In the thrilling search for extraterrestrial life, most scientists are going small, looking for things like complex organic molecules or maybe even microbes, but some are thinking big and are trying to find evidence for other highly advanced civilizations throughout the universe. Unfortunately for us, it seems that endeavors by scientists going for the latter have proved fruitless so far, as a team of astronomers have come out empty handed after scouring a whopping 100,000 galaxies.
But let’s not get down in the dumps: NASA reckons we will find signs of alien life within a decade, and the Curiosity rover just found evidence of liquid water on Mars. And rather than giving up at the first hurdle, scientists are using this as motivation to focus on improving our instruments so that we have a better chance of finding something, should it be out there.

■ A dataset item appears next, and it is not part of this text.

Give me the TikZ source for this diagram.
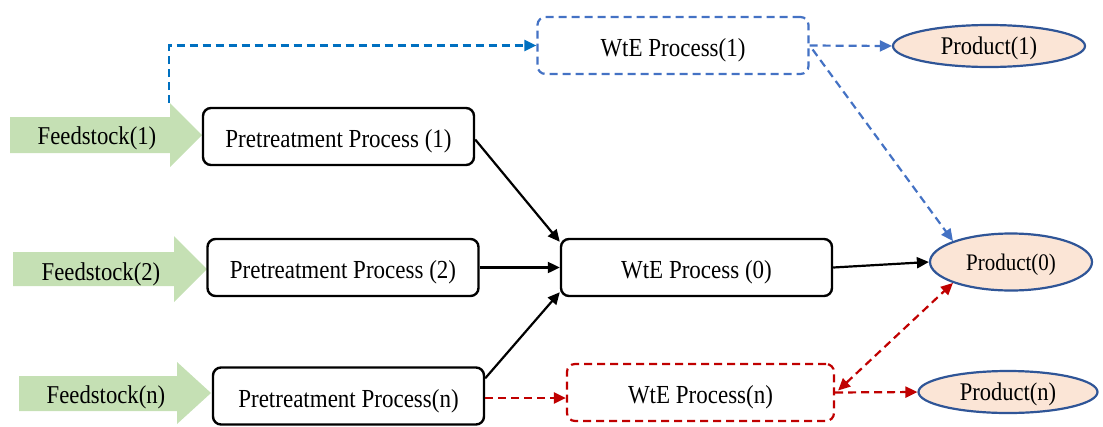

For the current investigation, astronomers used data collected over time by NASA’s WISE orbiting observatory, which is designed to detect mid-infrared wavelengths. This stems from a hypothesis proposed back in the ‘60s by theoretical physicist Freeman Dyson that suggested that advanced extraterrestrial civilizations could be picked up by their waste heat, which would be detectable as infrared radiation.
“Whether an advanced spacefaring civilization uses the large amounts of energy from its galaxy’s stars to power computers, space flight, communication, or something we can’t yet imagine, fundamental thermodynamics tells us that this energy must be radiated away as heat in the mid-infrared wavelengths,” explains research leader Jason Wright. “This same basic physics causes your computer to radiate heat while it is turned on.”
After ploughing through a database of close to 100 million entries, lead study author Roger Griffith from Penn State identified 100,000 promising galaxies. Scientists then had the agonizing job of scrutinizing each of these to look for the best candidates, which narrowed the list down to 50 that seemed to be emitting abnormally high levels of mid-infrared radiation. Unfortunately, further investigation failed to find any convincing evidence that any of these galaxies were inhabited by advanced alien civilizations.
But this doesn’t mean that alien civilizations aren’t out there, or that we should stop looking. As theoretical physicist Avi Loeb points out to The Huffington Post, it’s possible that some use significantly less energy than suggested by Dyson, which would make them hard to detect.
“The limits reported in this study rule out the most extreme environmental impact possible for an extraterrestrial civilization that harvests a significant fraction of the starlight in its host galaxy,” he explains. “For comparison, our civilization processes only a thousandth of a trillionth of the energy output of the Sun. Less visible civilizations are much more likely to exist, both in terms of the technological feasibility of energy harvesting as well as in terms of their energy needs.”